Login • Lupa Password | Daftar segera dan nikmati pemasangan iklan baris secara gratis! |
Medanbisnisdaily.com-Jakarta. Menteri Keuangan Sri Mulyani Indrawati mengungkapkan rasio utang pemerintah terhadap produk domestik bruto (PDB) akan kembali melonjak di tahun 2022. Dalam dokumen KEM PPKF, pemerintah menargetkan rasio utang menjadi 43,76-44,28% terhadap PDB.
Dalam APBN 2021, pemerintah menetapkan target rasio utang berada di level 41,05% terhadap PDB. Sehingga target pada tahun 2022 kembali meningkat.
"Untuk rasio utang kami targetkan 43,76% hingga 44,28% di tahun depan," ujar Sri Mulyani saat Rapat Kerja dengan Banggar DPR RI, Senin (31/5/2021).
Meningkatnya utang pemerintah, dikatakan Sri Mulyani juga dampak dari defisit anggaran yang sangat lebar di 2020 pada level 6,1% dan 2021 di level 5,7%. Sementara untuk tahun depan, Sri Mulyani mengatakan defisit APBN dipasang pada level 4,5% hingga 4,85% dari PDB.
"Atau nominal Rp 807-881 triliun, dengan pembiayaan sama. Rasio utang akan tetap meningkat dengan defisit yang tadi meningkat," kata Sri Mulyani.
Meski mengalami peningkatan, Sri Mulyani mengungkapkan pemerintah tetap mengelola utang secara hati-hati atau sesuai dengan koridor yang telah ditentukan dan berkelanjutan.
Beberapa upaya yang dilakukan adalah melalui pendalaman pasar dalam negeri sehingga cost of fund (biaya dana) dari penerbitan utang lebih kompetitif dan efisien.
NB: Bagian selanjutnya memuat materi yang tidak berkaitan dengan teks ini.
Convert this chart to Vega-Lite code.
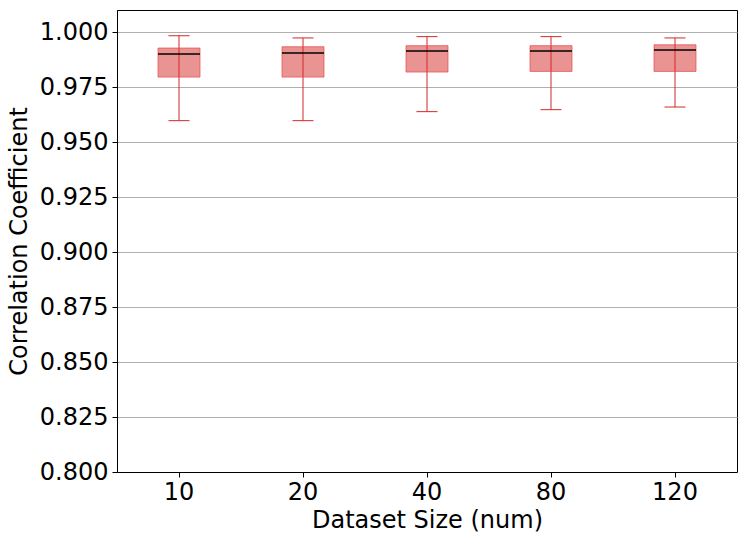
{
  "$schema": "https://vega.github.io/schema/vega-lite/v6.json",
  "width": 620,
  "height": 462,
  "autosize": {"type": "none"},
  "padding": {"left": 117, "top": 10, "right": 10, "bottom": 73},
  "background": "white",
  "config": {
    "font": "DejaVu Sans",
    "view": {"stroke": "black", "strokeWidth": 1},
    "axis": {
      "labelFont": "DejaVu Sans",
      "titleFont": "DejaVu Sans",
      "labelFontSize": 24,
      "titleFontSize": 24,
      "titleFontWeight": "normal",
      "labelColor": "black",
      "titleColor": "black",
      "domainColor": "black",
      "tickColor": "black",
      "tickSize": 5
    }
  },
  "data": {
    "values": [
      {"size": "10", "lower": 0.9597, "q1": 0.9795, "median": 0.9900, "q3": 0.9927, "upper": 0.9983},
      {"size": "20", "lower": 0.9597, "q1": 0.9795, "median": 0.9904, "q3": 0.9933, "upper": 0.9973},
      {"size": "40", "lower": 0.9638, "q1": 0.9818, "median": 0.9914, "q3": 0.9938, "upper": 0.9979},
      {"size": "80", "lower": 0.9647, "q1": 0.9821, "median": 0.9914, "q3": 0.9938, "upper": 0.9979},
      {"size": "120", "lower": 0.9659, "q1": 0.9821, "median": 0.9918, "q3": 0.9942, "upper": 0.9973}
    ]
  },
  "encoding": {
    "x": {
      "field": "size",
      "type": "ordinal",
      "sort": ["10", "20", "40", "80", "120"],
      "scale": {"paddingInner": 0, "paddingOuter": 0},
      "axis": {"title": "Dataset Size (num)", "labelAngle": 0, "labelPadding": 3, "titlePadding": 4, "grid": false}
    }
  },
  "layer": [
    {
      "mark": {"type": "rule", "color": "#d62728", "strokeWidth": 1},
      "encoding": {
        "y": {
          "field": "lower",
          "type": "quantitative",
          "scale": {"domain": [0.8, 1.01], "nice": false, "zero": false},
          "axis": {
            "title": "Correlation Coefficient",
            "values": [0.8, 0.825, 0.85, 0.875, 0.9, 0.925, 0.95, 0.975, 1.0],
            "format": ".3f",
            "grid": true,
            "gridColor": "#b0b0b0",
            "gridWidth": 1,
            "labelPadding": 4,
            "titlePadding": 8
          }
        },
        "y2": {"field": "upper"}
      }
    },
    {
      "mark": {"type": "bar", "size": 42, "fill": "#d62728", "fillOpacity": 0.5, "stroke": "#e8474a", "strokeOpacity": 0.7, "strokeWidth": 1},
      "encoding": {
        "y": {"field": "q1", "type": "quantitative"},
        "y2": {"field": "q3"}
      }
    },
    {
      "mark": {"type": "tick", "size": 42, "thickness": 1.5, "color": "black", "opacity": 1},
      "encoding": {"y": {"field": "median", "type": "quantitative"}}
    },
    {
      "mark": {"type": "tick", "size": 21, "thickness": 1, "color": "#d62728", "opacity": 1},
      "encoding": {"y": {"field": "lower", "type": "quantitative"}}
    },
    {
      "mark": {"type": "tick", "size": 21, "thickness": 1, "color": "#d62728", "opacity": 1},
      "encoding": {"y": {"field": "upper", "type": "quantitative"}}
    }
  ]
}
Selain itu, pemerintah akan memperkuat peran Sovereign Wealth Fund (SWF) atau dana abadi dan Special Mission Vehicles (SMV) Kementerian Keuangan, di antaranya PT Sarana Multi Infrastruktur (PT SMI), PT Penjaminan Infrastruktur Indonesia (PT PII), hingga Lembaga Manajemen Aset Negara (LMAN).
Ia juga mewaspadai tingkat imbal hasil Surat Utang Negara (SUN), salah satunya rencana perubahan kebijakan negara maju, khususnya Amerika Serikat (AS). Adapun tingkat bunga SUN tenor 10 tahun pada tahun 2022 diproyeksikan sebesar 6,32-7,27%.
Menurut Sri Mulyani, pemerintah terus bersinergi dengan otoritas moneter dan jasa keuangan dalam memantau dan mengambil langkah-langkah kebijakan secara antisipatif dan terkoordinasi. Salah satu langkah sinergi dengan otoritas lain seperti Bank Indonesia (BI) dan Otoritas Jasa Keuangan (OJK) adalah terkait dengan pendalaman dan pengembangan pasar keuangan.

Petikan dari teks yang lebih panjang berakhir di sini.